Nunez-Garcia contends that he did not have inquiry notice in 2016 that his 2010 methamphetamine conviction could serve as the basis for his eventual deportation. Instead, he posits that he needed notice “that his 2010 conviction was an aggravated felony that would subject him to automatic deportation.” He asserts that the only time he received that particular notice was in 2018, when he was served with the notice to appear and therefore his October 2018 petition was timely. The court disagrees for two reasons.

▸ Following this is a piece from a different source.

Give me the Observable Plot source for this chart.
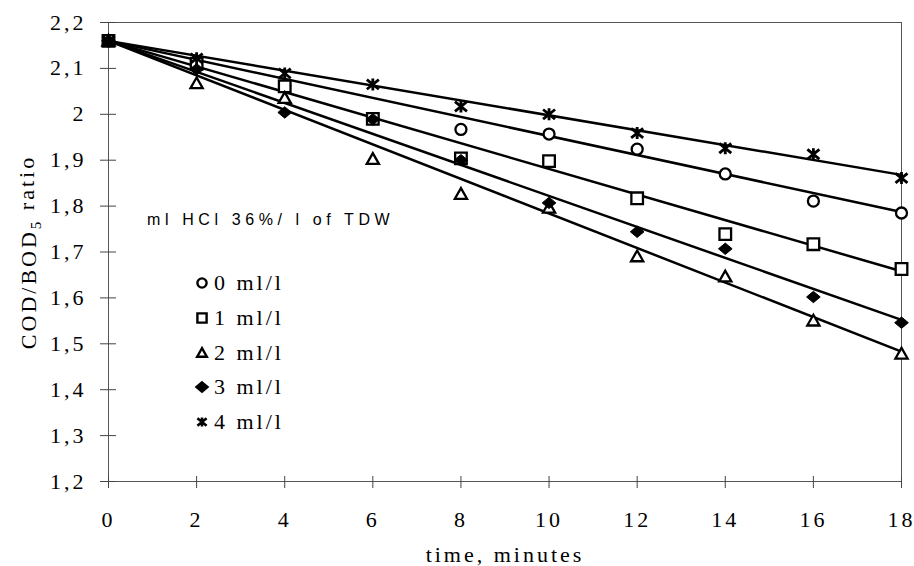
<!DOCTYPE html>
<html><head><meta charset="utf-8">
<script src="https://cdn.jsdelivr.net/npm/d3@7"></script>
<script src="https://cdn.jsdelivr.net/npm/@observablehq/plot@0.6"></script>
<style>
html,body{margin:0;padding:0;background:#fff;}
#chart{position:relative;width:914px;height:566px;}
#chart svg text{letter-spacing:3px;font-family:"Times New Roman",Times,"Liberation Serif","DejaVu Serif",serif;}
.leg{position:absolute;font-family:"Times New Roman",Times,"Liberation Serif","DejaVu Serif",serif;font-size:22px;letter-spacing:3px;line-height:24px;white-space:nowrap;color:#000;}
.legtitle{position:absolute;font-family:Arial,"Liberation Sans",sans-serif;font-size:16px;letter-spacing:4.6px;line-height:20px;white-space:nowrap;color:#000;}
.legsym{position:absolute;}
</style></head><body><div id="chart"></div>
<script>
// ---- data ----
const times = [0, 2, 4, 6, 8, 10, 12, 14, 16, 18];
const seriesNames = ["0 ml/l", "1 ml/l", "2 ml/l", "3 ml/l", "4 ml/l"];
const ratio0ml = [2.16, 2.115, 2.062, 1.990, 1.967, 1.957, 1.924, 1.870, 1.811, 1.785];
const ratio1ml = [2.16, 2.110, 2.061, 1.990, 1.904, 1.898, 1.817, 1.739, 1.717, 1.663];
const ratio2ml = [2.16, 2.067, 2.035, 1.902, 1.826, 1.796, 1.690, 1.646, 1.550, 1.478];
const ratio3ml = [2.16, 2.098, 2.004, 1.989, 1.900, 1.807, 1.744, 1.707, 1.602, 1.546];
const ratio4ml = [2.16, 2.122, 2.089, 2.065, 2.017, 2.000, 1.959, 1.926, 1.913, 1.861];
// fitted trend lines: value at t = 0 and t = 18
const fitStart = [2.16, 2.16, 2.16, 2.16, 2.16];
const fitEnd = [1.787, 1.658, 1.483, 1.552, 1.868];
const xTicks = [0, 2, 4, 6, 8, 10, 12, 14, 16, 18];
const yTicks = [1.2, 1.3, 1.4, 1.5, 1.6, 1.7, 1.8, 1.9, 2.0, 2.1, 2.2];
const legendTitle = "ml HCl 36%/ l of TDW";
const xLabel = "time, minutes";
const yLabelMain = "COD/BOD";
const yLabelSub = "5";
const yLabelTail = " ratio";

// ---- symbols ----
const rad = size => Math.sqrt(size / Math.PI);
const symCircle = {draw(c, s){ const r = rad(s); c.moveTo(r, 0); c.arc(0, 0, r, 0, 2 * Math.PI); c.closePath(); }};
const symSquare = {draw(c, s){ const r = rad(s); c.rect(-r, -r, 2 * r, 2 * r); }};
const symTriangle = {draw(c, s){ const r = rad(s); c.moveTo(0, -r * 1.05); c.lineTo(r * 1.05, r * 0.8); c.lineTo(-r * 1.05, r * 0.8); c.closePath(); }};
const symDiamond = {draw(c, s){ const r = rad(s); c.moveTo(0, -r); c.lineTo(r * 1.2, 0); c.lineTo(0, r); c.lineTo(-r * 1.2, 0); c.closePath(); }};
const symAsterisk = {draw(c, s){ const r = rad(s); c.moveTo(-r, -r * 0.8); c.lineTo(r, r * 0.8); c.moveTo(-r, r * 0.8); c.lineTo(r, -r * 0.8); c.moveTo(0, -r); c.lineTo(0, r); }};

const allSeries = [ratio0ml, ratio1ml, ratio2ml, ratio3ml, ratio4ml];
const styles = [
  {symbol: symCircle, fill: "white", stroke: "black", strokeWidth: 2.3, r: 5.5},
  {symbol: symSquare, fill: "white", stroke: "black", strokeWidth: 2.3, r: 5.8},
  {symbol: symTriangle, fill: "white", stroke: "black", strokeWidth: 2.3, r: 5.8},
  {symbol: symDiamond, fill: "black", stroke: "black", strokeWidth: 1, r: 5.7},
  {symbol: symAsterisk, fill: "none", stroke: "black", strokeWidth: 2.8, r: 6}
];

const points = allSeries.map((vals, i) => vals.map((v, j) => ({t: times[j], v, s: seriesNames[i]})));
const fits = seriesNames.flatMap((s, i) => [
  {t: times[0], v: fitStart[i], s},
  {t: times[times.length - 1], v: fitEnd[i], s}
]);

const fmt = d => String(+d.toFixed(1)).replace(".", ",");
const serif = '"Times New Roman",Times,"Liberation Serif","DejaVu Serif",serif';

const plot = Plot.plot({
  width: 914, height: 566,
  marginLeft: 108, marginRight: 13, marginTop: 22, marginBottom: 85,
  style: {fontFamily: serif, fontSize: "22px", background: "white", color: "black"},
  x: {domain: [0, 18]},
  y: {domain: [1.2, 2.2]},
  marks: [
    Plot.frame({stroke: "#555", strokeWidth: 1}),
    Plot.axisX({ticks: xTicks, tickSize: 12, dy: -5, tickFormat: () => "", label: null, stroke: "#444"}),
    Plot.axisX({ticks: xTicks, tickSize: 0, tickPadding: 30, tickFormat: d => String(d), label: xLabel, labelAnchor: "center", labelArrow: false, labelOffset: 80}),
    Plot.axisY({ticks: yTicks, tickSize: 16, dx: 8, tickFormat: () => "", label: null, stroke: "#444"}),
    Plot.axisY({ticks: yTicks, tickSize: 0, tickPadding: 22, tickFormat: fmt, label: yLabelMain + yLabelSub + yLabelTail, labelAnchor: "center", labelArrow: false, labelOffset: 88}),
    Plot.line(fits, {x: "t", y: "v", z: "s", stroke: "black", strokeWidth: 2.5}),
    ...points.map((pts, i) => Plot.dot(pts, {x: "t", y: "v", ...styles[i]}))
  ]
});

const chart = document.getElementById("chart");
chart.appendChild(plot);

// subscript in y label
d3.select(plot).selectAll('g[aria-label="y-axis label"] text').each(function(){
  const t = d3.select(this);
  t.text(null);
  t.append("tspan").text(yLabelMain);
  t.append("tspan").attr("dy", "0.3em").attr("font-size", "15px").text(yLabelSub);
  t.append("tspan").attr("dy", "-0.3em").text(yLabelTail);
});

// legend overlay
const title = document.createElement("div");
title.className = "legtitle";
title.style.left = "147px"; title.style.top = "210px";
title.textContent = legendTitle;
chart.appendChild(title);
const legendRows = [283, 318, 353, 387, 422];
seriesNames.forEach((name, i) => {
  const st = styles[i];
  const p = d3.path();
  const r = 4.6;
  st.symbol.draw(p, Math.PI * r * r);
  const svg = d3.create("svg").attr("class", "legsym").attr("width", 16).attr("height", 16)
    .attr("viewBox", "-8 -8 16 16")
    .style("left", "194px").style("top", (legendRows[i] - 8) + "px");
  svg.append("path").attr("d", p.toString()).attr("fill", st.fill).attr("stroke", st.stroke)
    .attr("stroke-width", i === 4 ? 2.6 : 2.4);
  chart.appendChild(svg.node());
  const lab = document.createElement("div");
  lab.className = "leg";
  lab.style.left = "214px"; lab.style.top = (legendRows[i] - 12) + "px";
  lab.textContent = name;
  chart.appendChild(lab);
});
</script></body></html>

First, Nunez-Garcia testified that his Alexandria-based attorney told him in 2016 that his methamphetamine conspiracy conviction was an aggravated felony. That notice alone triggered § 2255(f)(4)’s limitations period in 2016. Nunez-Garcia contends now that the statement was an oversight owing to his lack of proficiency with the English language. Instead, he claims he meant to say that he first learned in 2018 that his methamphetamine conviction was an aggravated felony and that the district court should have made a factual finding in that regard.

However, he had the opportunity to make that “correction” in the district court and he failed to do so. Moreover, both of his answers could be truthful. There is no reason to doubt that Nunez-Garcia was told by his Alexandria attorney in 2016 that his 2010 conviction was an aggravated felony, and that the 2018 notice to appear again informed him that his 2010 conviction was an aggravated felony. The two propositions are not mutually exclusive.

Second, even setting aside that admission, the nature of Nunez-Garcia’s sentencing proceedings on July 8, 2016, put him on inquiry notice that his 2010 conviction was an aggravated felony. His own attorney stressed that Nunez-Garcia was likely to face deportation once released from custody, and after sentencing, the district court revoked Nunez-Garcia’s citizenship in his presence. A person in Nunez-Garcia’s position exercising due diligence could have discovered in short order that the reason his deportation was so likely was that his 2010 conviction qualified as an aggravated felony.

The foregoing factors distinguish this case from Nunez-Garcia’s cited authority United States v. Akinsade, 686 F.3d 248 (4th Cir. 2012), and Klaiber v. United States, 471 F. Supp. 3d 696 (D. Md. 2020). In both cases, the petitioners’ Strickland claims, based on their counsel’s incorrect advice about the immigration consequences of their guilty pleas, were timely because no intervening circumstances arose that would have put them on inquiry notice that the advice they had received was inaccurate.

Here, however, Nunez-Garcia’s circumstances had materially changed by July 8, 2016. By then, his counsel had repeated multiple times the likelihood that he would be deported, which the district court reinforced by revoking his citizenship. He therefore had a duty to inquire into the immigration consequences he likely faced at that time.

Affirmed.

United States v. Nunez-Garcia, Case No. 20-6710, April 20, 2022. 4th Cir. (Niemeyer), from WDVA at Harrisonburg (Urbanski). Erin Margaret Trodden for Appellant. Samuel Cagle Juhan for Appellee. VLW 022-2-102. 17 pp.